Monday, December 26, 2011

CLOs and the new bank capital rules

In the heyday of credit structuring the rating agencies had been far more successful in rating the securitizations of corporate debt than of mortgage debt. Collateralized Loan Obligations (CLO) tranches rated AAA had not lost principal during the 08-09 crisis (except for a couple of fraud cases), although often traded as low as 60-70 cents on the dollar because of uncertainties around corporate default rates. During the crisis banks like JPMorgan had bought significant amounts of the AAA tranches at large discounts and made enormous returns as the market began to realize that corporate defaults among leveraged companies will continue to stay subdued.

As a bit of background, between 2004 and 2007 CLO issuance had spiked tremendously as asset backed commercial paper (ABCP) issuance allowed banks to keep tranches in CP conduits and off their balance sheets using what used to be called "regulatory capital arbitrage".  This allowed for ever larger leveraged buyout (LBO) transactions including firms like TXU and First Data.

CLO Issuance in $billion per year (source: LSTA)

As ABCP demand collapsed in late 2007 (driven primarily by concerns about subprime mortgages), CLO issuance collapsed as well.

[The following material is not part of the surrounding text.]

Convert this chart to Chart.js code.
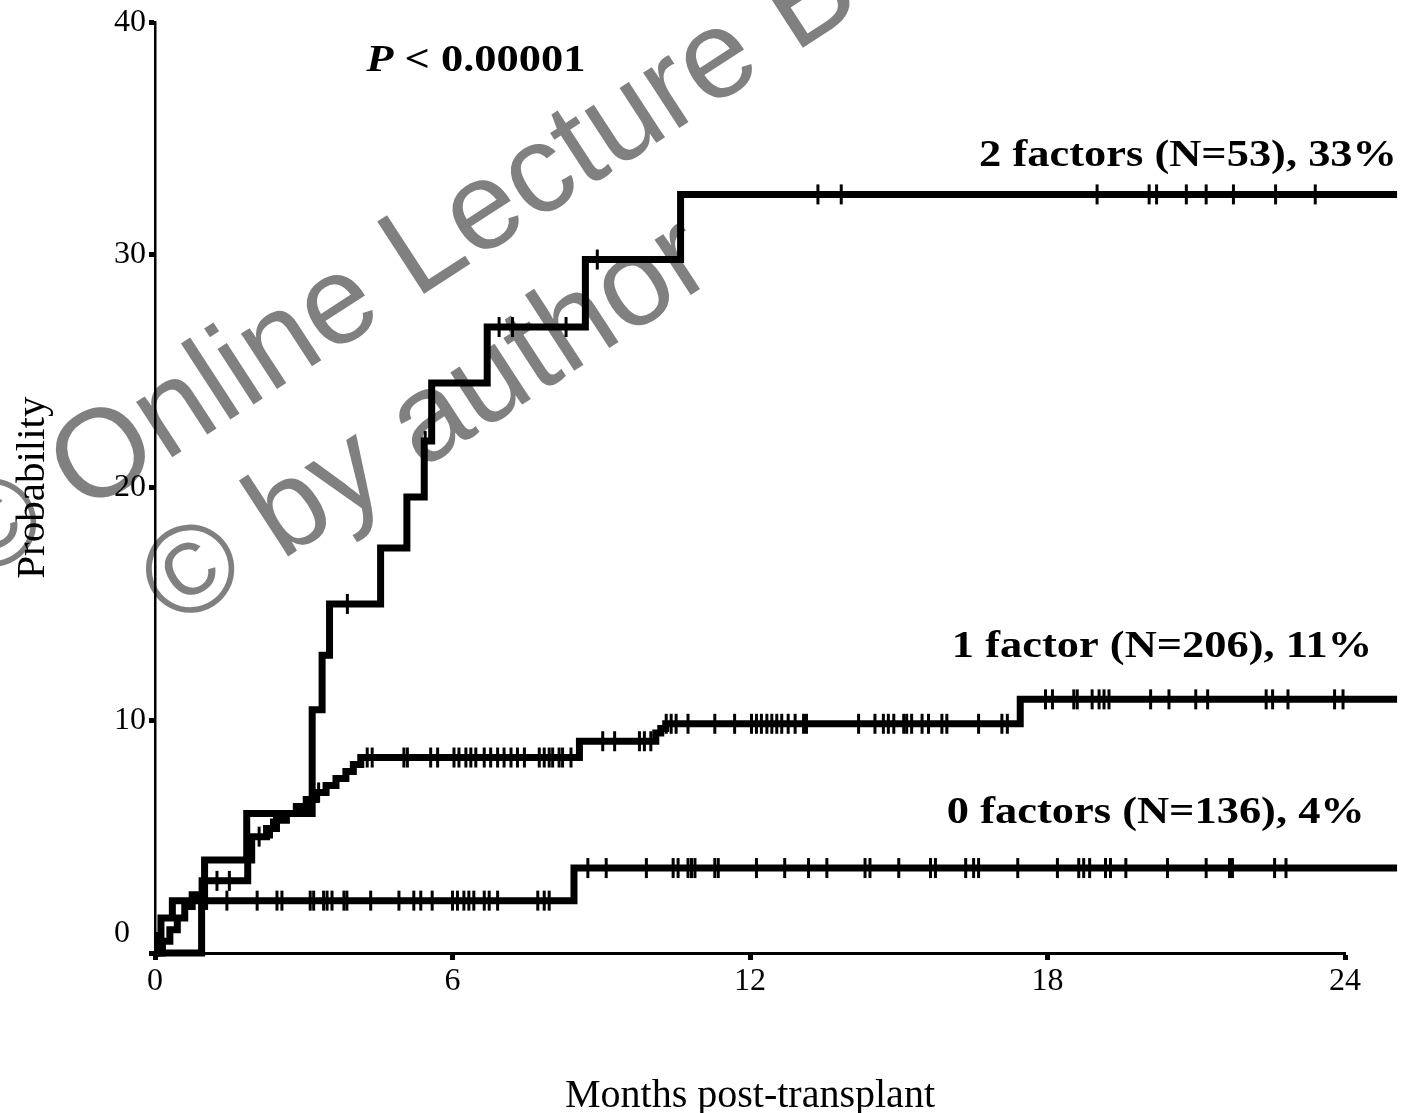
<!DOCTYPE html>
<html>
<head>
<meta charset="utf-8">
<script src="https://cdn.jsdelivr.net/npm/chart.js@4/dist/chart.umd.min.js"></script>
<style>
  html, body { margin: 0; padding: 0; background: #ffffff; }
  #wrap { width: 1412px; height: 1113px; position: relative; }
</style>
</head>
<body>
<div id="wrap"><canvas id="c"></canvas></div>
<script>
// ---------- tick labels / texts ----------
const xTickValues = [0, 6, 12, 18, 24];
const yTickValues = [0, 10, 20, 30, 40];
const xAxisTitle = 'Months post-transplant';
const yAxisTitle = 'Probability';
const pValueLetter = 'P';
const pValueRest = ' < 0.00001';
const seriesNames = ['2 factors (N=53), 33%', '1 factor (N=206), 11%', '0 factors (N=136), 4%'];
const watermarkLines = ['\u00A9 Online Lecture B', '\u00A9 by author'];

// ---------- 2 factors: step curve (month, %) and censor times ----------
const months2 = [0, 0.94, 1.0, 1.85, 3.17, 3.37, 3.52, 4.55, 5.08, 5.43, 5.58, 6.7, 8.68, 10.6, 25.05];
const prob2   = [0, 2.0, 4.0, 6.0, 10.45, 12.8, 15.0, 17.4, 19.6, 22.0, 24.5, 26.9, 29.8, 32.6, 32.6];
const censor2 = [3.88, 5.45, 6.94, 7.21, 8.29, 8.92, 13.37, 13.84, 19.0, 20.05, 20.2, 20.8, 21.2, 21.75, 22.6, 23.4];

// ---------- 1 factor ----------
const months1 = [0, 0.15, 0.3, 0.45, 0.6, 0.75, 0.95, 1.87, 1.95, 2.25, 2.45, 2.65, 2.85, 3.05, 3.25, 3.45, 3.65, 3.85, 4.0, 4.15, 8.56, 10.1, 10.2, 10.3, 17.45, 25.05];
const prob1   = [0, 0.5, 1.0, 1.5, 2.0, 2.5, 3.1, 4.0, 5.0, 5.35, 5.7, 6.0, 6.3, 6.6, 6.9, 7.2, 7.5, 7.8, 8.1, 8.4, 9.1, 9.45, 9.65, 9.85, 10.9, 10.9];
const censor1 = [1.25, 1.5, 2.1, 2.35, 3.15, 3.3, 4.28, 4.38, 5.02, 5.09, 5.56, 5.7, 6.03, 6.13, 6.27, 6.37, 6.47, 6.64, 6.77, 6.91, 7.04, 7.18, 7.31, 7.45, 7.75, 7.85, 7.95, 8.02, 8.15, 8.22, 8.39, 9.03, 9.27, 9.77, 9.87, 10.0, 10.31, 10.41, 10.51, 10.75, 11.29, 11.69, 12.03, 12.13, 12.23, 12.34, 12.44, 12.54, 12.64, 12.77, 12.91, 13.08, 13.14, 14.19, 14.52, 14.69, 14.79, 14.9, 15.1, 15.16, 15.26, 15.47, 15.6, 15.87, 15.97, 16.61, 17.08, 17.19, 17.96, 18.1, 18.53, 18.6, 18.9, 19.04, 19.14, 19.24, 20.08, 20.45, 20.99, 21.23, 22.41, 22.54, 22.85, 23.79, 23.96];

// ---------- 0 factors ----------
const months0 = [0, 0.05, 0.12, 0.35, 8.45, 25.05];
const prob0   = [0, 0.75, 1.5, 2.25, 3.65, 3.65];
const censor0 = [1.45, 2.06, 2.46, 2.56, 3.13, 3.2, 3.4, 3.47, 3.57, 3.81, 3.87, 4.35, 4.92, 5.22, 5.36, 5.59, 6.0, 6.1, 6.23, 6.33, 6.43, 6.64, 6.74, 6.91, 7.72, 7.85, 7.95, 8.73, 9.1, 9.91, 10.45, 10.55, 10.75, 10.82, 10.89, 11.29, 11.36, 12.13, 12.7, 13.18, 13.55, 14.32, 14.42, 15.0, 15.64, 15.74, 16.35, 16.51, 16.61, 17.4, 18.2, 18.63, 18.73, 18.85, 19.17, 19.27, 19.58, 20.42, 21.2, 21.67, 21.73, 22.58, 22.81];

// ---------- layout (not data) ----------
const labelAnchorMonth = [25.05, 24.55, 24.4];   // right edge of each series label
const labelAnchorProb  = [33.8, 12.7, 5.6];      // baseline of each series label
const pAnchor = { month: 4.26, prob: 37.9 };
const textStretch = 1.17;

// ---------- helpers ----------
function stepPoints(ts, vs) { return ts.map((t, i) => ({ x: t, y: vs[i] })); }
function levelAt(ts, vs, t) {
  let v = vs[0];
  for (let i = 0; i < ts.length; i++) { if (ts[i] <= t) v = vs[i]; else break; }
  return v;
}
function censorPoints(cs, ts, vs) { return cs.map(t => ({ x: t, y: levelAt(ts, vs, t) })); }

const lineStyle = {
  type: 'line', stepped: true, borderColor: '#000', borderWidth: 7, pointRadius: 0,
  fill: false, clip: false, tension: 0, borderJoinStyle: 'miter', borderCapStyle: 'butt'
};
const censorStyle = {
  type: 'scatter', showLine: false, pointStyle: 'line', pointRadius: 10, pointHoverRadius: 10,
  pointRotation: 90, pointBorderColor: '#000', pointBorderWidth: 3, borderColor: '#000',
  backgroundColor: '#000', clip: false
};

const annotate = {
  id: 'annotate',
  beforeDraw(chart) {
    const ctx = chart.ctx;
    ctx.save();
    ctx.fillStyle = '#ffffff';
    ctx.fillRect(0, 0, chart.width, chart.height);
    ctx.fillStyle = '#808080';
    ctx.font = '125px "Liberation Sans", Arial, sans-serif';
    ctx.textAlign = 'left';
    ctx.textBaseline = 'alphabetic';
    const starts = [[-23, 584], [175, 630]];
    watermarkLines.forEach((txt, i) => {
      ctx.save();
      ctx.translate(starts[i][0], starts[i][1]);
      ctx.rotate(-33 * Math.PI / 180);
      ctx.fillText(txt, 0, 0);
      ctx.restore();
    });
    ctx.restore();
  },
  afterDraw(chart) {
    const ctx = chart.ctx;
    const xs = chart.scales.x, ys = chart.scales.y;
    ctx.save();
    ctx.fillStyle = '#000';
    ctx.textBaseline = 'alphabetic';
    // series labels
    ctx.font = 'bold 38px "Liberation Serif", "Times New Roman", serif';
    seriesNames.forEach((name, i) => {
      ctx.save();
      ctx.translate(xs.getPixelForValue(labelAnchorMonth[i]), ys.getPixelForValue(labelAnchorProb[i]));
      ctx.scale(textStretch, 1);
      ctx.textAlign = 'right';
      ctx.fillText(name, 0, 0);
      ctx.restore();
    });
    // P value
    ctx.save();
    ctx.translate(xs.getPixelForValue(pAnchor.month), ys.getPixelForValue(pAnchor.prob));
    ctx.scale(textStretch, 1);
    ctx.textAlign = 'left';
    ctx.font = 'italic bold 38px "Liberation Serif", "Times New Roman", serif';
    ctx.fillText(pValueLetter, 0, 0);
    const w = ctx.measureText(pValueLetter).width;
    ctx.font = 'bold 38px "Liberation Serif", "Times New Roman", serif';
    ctx.fillText(pValueRest, w, 0);
    ctx.restore();
    ctx.restore();
  }
};

const serif = '"Liberation Serif", "Times New Roman", serif';

new Chart(document.getElementById('c'), {
  type: 'scatter',
  data: {
    datasets: [
      Object.assign({ label: seriesNames[0], data: stepPoints(months2, prob2) }, lineStyle),
      Object.assign({ label: seriesNames[1], data: stepPoints(months1, prob1) }, lineStyle),
      Object.assign({ label: seriesNames[2], data: stepPoints(months0, prob0) }, lineStyle),
      Object.assign({ label: 'censored 2', data: censorPoints(censor2, months2, prob2) }, censorStyle),
      Object.assign({ label: 'censored 1', data: censorPoints(censor1, months1, prob1) }, censorStyle),
      Object.assign({ label: 'censored 0', data: censorPoints(censor0, months0, prob0) }, censorStyle)
    ]
  },
  options: {
    responsive: true,
    maintainAspectRatio: false,
    animation: false,
    events: [],
    layout: { padding: { left: 0, top: 22, right: 67, bottom: 0 } },
    plugins: { legend: { display: false }, tooltip: { enabled: false } },
    scales: {
      x: {
        type: 'linear', min: 0, max: 24,
        afterBuildTicks: (s) => { s.ticks = xTickValues.map(v => ({ value: v })); },
        afterFit: (s) => { s.height = 160; },
        ticks: { color: '#000', font: { family: serif, size: 32 }, padding: 2, maxRotation: 0,
                 callback: (v) => String(v) },
        grid: { display: true, drawOnChartArea: false, drawTicks: true, tickLength: 7,
                tickWidth: 5, tickColor: '#000' },
        border: { display: true, color: '#000', width: 3 },
        title: { display: true, text: xAxisTitle, color: '#000',
                 font: { family: serif, size: 40, lineHeight: 0.83 }, padding: { top: 0, bottom: 0 } }
      },
      y: {
        type: 'linear', min: 0, max: 40,
        afterBuildTicks: (s) => { s.ticks = yTickValues.map(v => ({ value: v })); },
        afterFit: (s) => { s.width = 155; },
        ticks: { color: '#000', font: { family: serif, size: 32 }, padding: 3,
                 callback: (v) => v === 0 ? ['0  ', ''] : String(v) },
        grid: { display: true, drawOnChartArea: false, drawTicks: true, tickLength: 6,
                tickWidth: 5, tickColor: '#000' },
        border: { display: true, color: '#000', width: 2.5 },
        title: { display: true, text: yAxisTitle, color: '#000',
                 font: { family: serif, size: 41 }, padding: { top: 9, bottom: 0 } }
      }
    }
  },
  plugins: [annotate]
});
</script>
</body>
</html>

ABCP outstanding (source: the Fed)
This year some CLO deals got done (about $13 bn) and the hope was that the business, in spite of being a fraction of pre-crisis levels, would continue to grow. But given the history of structured credit, the recent news that capital requirements will be increasing on AAA CLO paper held by banks is not a surprise.
FT: Under existing Basel rules, large banks using “internal-ratings based” models are required to set aside just 0.56 per cent of the market value of triple A rated CLO securities as capital against losses. That would increase to a minimum of 1.6 per cent under the proposed US system, and then jump to 8 per cent if cumulative losses on a CLO exceed 4 per cent.
Many new CLO deals have 25-30% subordination, making it nearly impossible to "pierce" the AAA, particularly given that most loans are senior secured corporate obligations.  However over a few years most CLOs will accumulate losses of 4% or more - this is typical for a pool on non-investment grade loans.  So the capital charge for holding the AAA tranche will suddenly become equivalent to holding some corporate loans directly. Yet these losses on the CLO will flow to the lower tranches, not the AAA.  This new capital requirement will certainly make it capital inefficient to hold AAA paper on banks' balance sheets, particularly as it gets closer to maturity.

With CLO issuance in 2012 expected to be only slightly up from this year, the new regulation may significantly cut into this business.  Banks tend to be the largest holders of the most senior tranches, making it almost impossible to structure a new CLO without a commitment from a large financial institution.  In turn this will reduce demand for institutional loans (corporate loans of leveraged companies) that form the collateral pool for CLOs.  When combining this regulation with new rules impacting the corporate bond market, funding costs for corporations, particularly the "middle market" (mid-sized) firms in the US will increase.  This is yet another example of "unintended consequences" that some of the new regulation may introduce into the US economy.